Emu in the Sky by Kyle Pickett (Australia). “When the Yallabirri (emu) appears in the sky in preparation for the laying of the eggs.” Image Credit: Kyle Pickett/Shared Sky
by Karl Gruber
A project connected artists in Western Australia and South Africa, where the two parts of the Square Kilometre Array radio telescope will be built.
SINCE THE DAWN of our species, humans have been fascinated by the night sky, and celestial objects such as stars or planets feature in some of humankind’s most ancient artworks.
For some Aboriginal groups, the stars have historically provided pointers to seasonal events or have been tied up in Dreamtime narratives.
For the Yamaji people of the Murchison region of Western Australia, for example, the appearance of an emu-like shape along the Milky Way has signalled the start of emu-egg collecting season for thousands of years.

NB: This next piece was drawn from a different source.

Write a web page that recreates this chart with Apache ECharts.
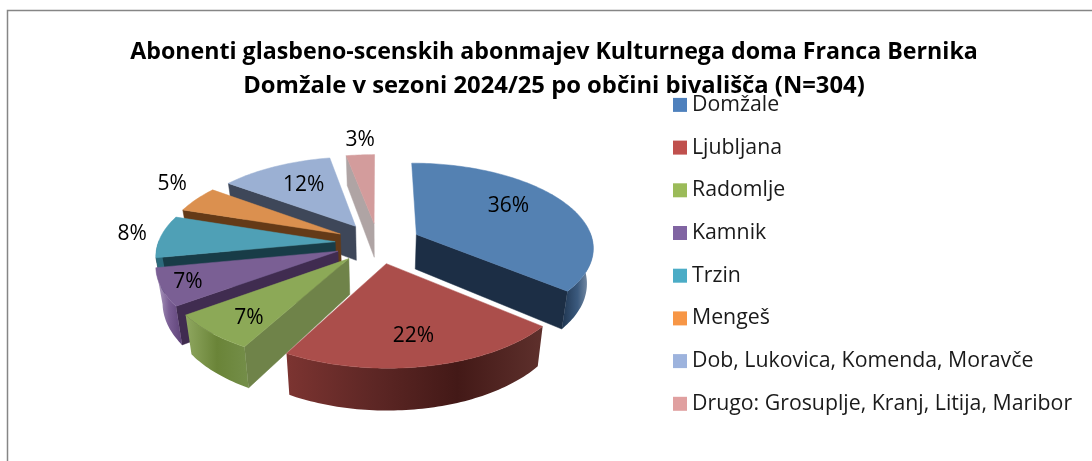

“Creation of the Sun” by the First People Artists of the Bethesda Arts Centre (South Africa). “In the early times, the Sun was asleep in his house, shining for himself alone. The Earth was cold and dark. The mothers couldn’t dry the ant-larvae to eat so they were hungry, and the people were cold. Then the old woman gathered the children together: ‘My children, creep up to that old man the sun while he is sleeping. Creep up to that old Sun Armpit, and fling him into the sky, so that the earth can be warm for us, so that all the world will be bright.’
Photo credit: First People Artists of the Bethesda Arts Centre/Shared Sky
Aboriginal art of the night sky
Yamaji and other Aboriginal groups live a different lifestyle to their ancestors, but the night sky remains central to their lives and has now served as inspiration for new artworks.